You must turn on your headlights from a half hour after sunset to a half hour before sunrise or if snow, rain, fog, or other hazardous weather condition requires the continuous use of windshield wipers, or when visibility is not sufficient to clearly see a person or a vehicle for a distance of 1,000 feet.
No vehicle may be driven with only parking lights on. However, parking lights may be used as signals or when the headlamps are also lit.
Tires and Wheels
Tires on your vehicle must be of the proper size and correctly inflated for the load you are carrying. All tires on the vehicle should be of the same size, type, and construction. Check tire pressure when the tires are cold. Under-inflation reduces fuel economy and load carrying capacity. It may also cause control problems and can result in overheated tires and blowouts. Over-inflation increases tire wear, affects handling, and can also result in blowouts. Make sure dual tires do not touch.
Tire fires, which can be caused by running on a flat tire, are a danger on vehicles equipped with dual tires. Tire fires are very difficult to put out, so inspect your tires frequently.
Wheels must be compatible with tires and should be replaced if bent, heavily rusted, cause air leaks, or if wheel fasteners continually loosen. Improperly balanced wheel/tire combinations will cause excessive vibrations, tire wear, and possible damage to your vehicle.

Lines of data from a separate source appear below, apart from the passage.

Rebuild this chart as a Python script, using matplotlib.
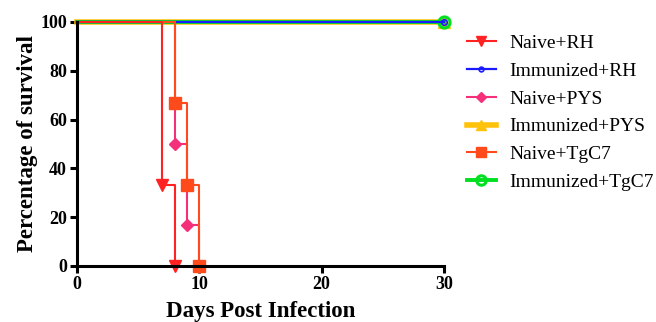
import matplotlib
matplotlib.use("Agg")
import matplotlib.pyplot as plt

# survival data (days, percent)
naive_rh_days = [0, 7, 8]
naive_rh_surv = [100, 33.3, 0]
naive_pys_days = [0, 8, 9, 10]
naive_pys_surv = [100, 50, 16.7, 0]
naive_tgc7_days = [0, 8, 9, 10]
naive_tgc7_surv = [100, 66.7, 33.3, 0]
immun_days = [0, 30]
immun_surv = [100, 100]

labels = ["Naive+RH", "Immunized+RH", "Naive+PYS", "Immunized+PYS", "Naive+TgC7", "Immunized+TgC7"]
xticks = [0, 10, 20, 30]
yticks = [0, 20, 40, 60, 80, 100]

plt.rcParams['font.family'] = ['Liberation Serif', 'DejaVu Serif']

fig = plt.figure(figsize=(6.56, 3.22), dpi=100)
ax = fig.add_axes([0.117, 0.174, 0.56, 0.758])

h = {}
h[3], = ax.step(immun_days, immun_surv, where="post", color="#FFC20A", lw=4,
                marker="^", ms=9, markevery=[1], label=labels[3])
h[5], = ax.step(immun_days, immun_surv, where="post", color="#00E020", lw=2.8,
                marker="o", ms=8, mfc="none", mew=2.2, markevery=[1], label=labels[5])
h[1], = ax.step(immun_days, immun_surv, where="post", color="#1A1AFF", lw=1.6,
                marker="o", ms=4, mfc="none", mew=1.2, markevery=[1], label=labels[1])
h[2], = ax.step(naive_pys_days, naive_pys_surv, where="post", color="#F5307A", lw=1.5,
                marker="D", ms=6, markevery=[1, 2, 3], label=labels[2])
h[4], = ax.step(naive_tgc7_days, naive_tgc7_surv, where="post", color="#FF4A1C", lw=1.5,
                marker="s", ms=9, markevery=[1, 2, 3], label=labels[4])
h[0], = ax.step(naive_rh_days, naive_rh_surv, where="post", color="#FF2222", lw=1.5,
                marker="v", ms=9, markevery=[1, 2], label=labels[0])

ax.set_xlim(0, 30)
ax.set_ylim(0, 100)
ax.set_xticks(xticks)
ax.set_yticks(yticks)
for s in ["top", "right"]:
    ax.spines[s].set_visible(False)
for s in ["left", "bottom"]:
    ax.spines[s].set_linewidth(2.2)
ax.tick_params(direction="out", length=5, width=2.2, labelsize=13, pad=2)
for t in ax.get_xticklabels() + ax.get_yticklabels():
    t.set_fontweight("bold")
ax.set_xlabel("Days Post Infection", fontsize=16.5, fontweight="bold", labelpad=6)
ax.set_ylabel("Percentage of survival", fontsize=16.5, fontweight="bold", labelpad=2)
for line in h.values():
    line.set_clip_on(False)

ax.legend([h[i] for i in range(6)], labels, loc="upper left", bbox_to_anchor=(1.04, 0.98),
          frameon=False, fontsize=14, handlelength=1.5, labelspacing=0.52,
          handletextpad=0.7, markerscale=0.85, borderaxespad=0)

fig.savefig("out.png", dpi=100)
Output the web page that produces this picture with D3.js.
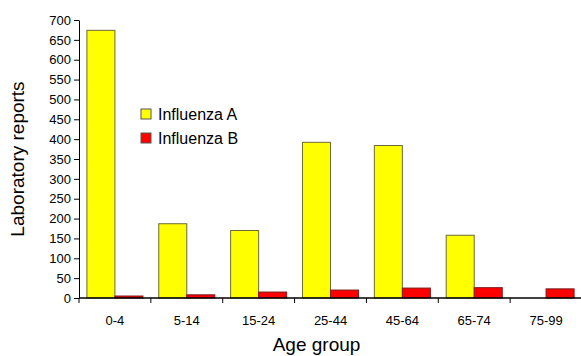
<!DOCTYPE html>
<html>
<head>
<meta charset="utf-8">
<script src="https://cdn.jsdelivr.net/npm/d3@7"></script>
<style>
  body { margin: 0; background: #fff; }
  svg text { font-family: "Liberation Sans", Arial, Helvetica, sans-serif; fill: #000; }
</style>
</head>
<body>
<svg width="581" height="356"></svg>
<script>
const ageGroups = ["0-4", "5-14", "15-24", "25-44", "45-64", "65-74", "75-99"];
const influenzaA = [674, 187, 170, 392, 384, 158, 0];
const influenzaB = [5, 8, 15, 20, 25, 26, 23];
const seriesNames = ["Influenza A", "Influenza B"];
const yTicks = d3.range(0, 701, 50);

const svg = d3.select("svg");
const margin = {top: 20, right: -1, bottom: 58, left: 79};
const width = +svg.attr("width") - margin.left - margin.right;
const height = +svg.attr("height") - margin.top - margin.bottom;
const g = svg.append("g").attr("transform", `translate(${margin.left},${margin.top})`);

const colors = ["#ffff00", "#ff0000"];
const strokes = ["#6b6b3a", "#7a1a1a"];

const x = d3.scaleBand().domain(ageGroups).range([0, width]).paddingInner(0.22).paddingOuter(0.11);
const x1 = d3.scaleBand().domain([0, 1]).range([0, x.bandwidth()]);
const y = d3.scaleLinear().domain([0, 700]).range([height, 0]);

// bars
const rows = ageGroups.map((a, i) => ({age: a, vals: [influenzaA[i], influenzaB[i]]}));
const groups = g.selectAll(".grp").data(rows).enter().append("g")
    .attr("transform", d => `translate(${x(d.age)},0)`);
groups.selectAll("rect").data(d => d.vals.map((v, k) => ({v, k})).filter(e => e.v > 0))
    .enter().append("rect")
    .attr("x", d => x1(d.k))
    .attr("y", d => y(d.v))
    .attr("width", x1.bandwidth())
    .attr("height", d => height - y(d.v))
    .attr("fill", d => colors[d.k])
    .attr("stroke", d => strokes[d.k])
    .attr("stroke-width", 1);

// y axis
const yAxis = g.append("g")
    .call(d3.axisLeft(y).tickValues(yTicks).tickSize(5).tickSizeOuter(0));
yAxis.attr("font-family", null);
yAxis.select(".domain").attr("stroke", "#000");
yAxis.selectAll("text").attr("font-size", 13).attr("x", -8);

// x axis with ticks between groups
const xAxis = g.append("g").attr("transform", `translate(0,${height})`);
xAxis.append("line").attr("x1", 0).attr("x2", width).attr("stroke", "#000").attr("stroke-width", 1.5);
const step = x.step();
xAxis.selectAll(".sep").data(d3.range(ageGroups.length)).enter().append("line")
    .attr("x1", i => i * step).attr("x2", i => i * step)
    .attr("y1", 0).attr("y2", 5).attr("stroke", "#000");
xAxis.selectAll(".lbl").data(ageGroups).enter().append("text")
    .attr("x", d => x(d) + x.bandwidth() / 2)
    .attr("y", 27)
    .attr("text-anchor", "middle")
    .attr("font-size", 13)
    .text(d => d);

// axis titles
svg.append("text")
    .attr("transform", `translate(24,${margin.top + height / 2}) rotate(-90)`)
    .attr("text-anchor", "middle")
    .attr("font-size", 19)
    .text("Laboratory reports");
svg.append("text")
    .attr("x", margin.left + width / 2 - 14)
    .attr("y", 351)
    .attr("text-anchor", "middle")
    .attr("font-size", 19)
    .text("Age group");

// legend
const legend = svg.append("g").attr("transform", "translate(141,109)");
seriesNames.forEach((s, k) => {
  const row = legend.append("g").attr("transform", `translate(0,${k * 24})`);
  row.append("rect").attr("width", 10).attr("height", 10)
      .attr("fill", colors[k]).attr("stroke", "#555");
  row.append("text").attr("x", 17).attr("y", 10.5).attr("font-size", 16).text(s);
});
</script>
</body>
</html>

Exhaust gases are deadly because they contain carbon monoxide. Any time you suspect that exhaust fumes are entering the passenger compartment, determine the cause and have it corrected as soon as possible. Rear doors and rear windows should be closed tightly while driving to avoid drawing exhaust gases into the vehicle.
The most notable difference to first-time RV buyers or renters is the need to use side-mounted mirrors for rear vision. Backing an RV may also be a new experience. It may appear difficult, but a little practice will help you become competent when backing the RV, especially if you are towing a trailer. (See Trailer Backing)
Left- and right-hand outside mirrors are required on the towing vehicle if the RV or trailer obstructs the driver’s rear vision. Make sure the mirrors are large enough and that they are positioned for vision at least 200 feet to the rear of the vehicle. You need the mirrors to do more than back the vehicle. Check your mirrors frequently for traffic conditions behind you so you can avoid last minute maneuvers and surprises. Side mirrors should be as large as practical, with a separate convex mirror mounted below. Mount the mirrors as wide apart as possible for maximum rear vision and easy backing. Trailer towing mirrors should be adjusted so that the inside edge of the mirror is further out than the outside edge of the trailer. The RV or trailer’s rear wheels should be visible in the convex mirrors to check for correct tracking. (See Turning Patterns)
Use your mirrors to get a good idea of the size of your vehicle. Larger vehicles need more space to turn without running over curbs or sideswiping stationary objects. You can gain valuable experience by practicing on a residential street or in an empty parking lot.
Rear-Looking TV Systems
Some housecars and motorhomes are equipped with rear-looking closed circuit television systems to help you back your vehicle. The closed circuit TV system should be used in conjunction with your mirrors. The more you practice using the closed circuit TV system for backing your vehicle, the more proficient you will be.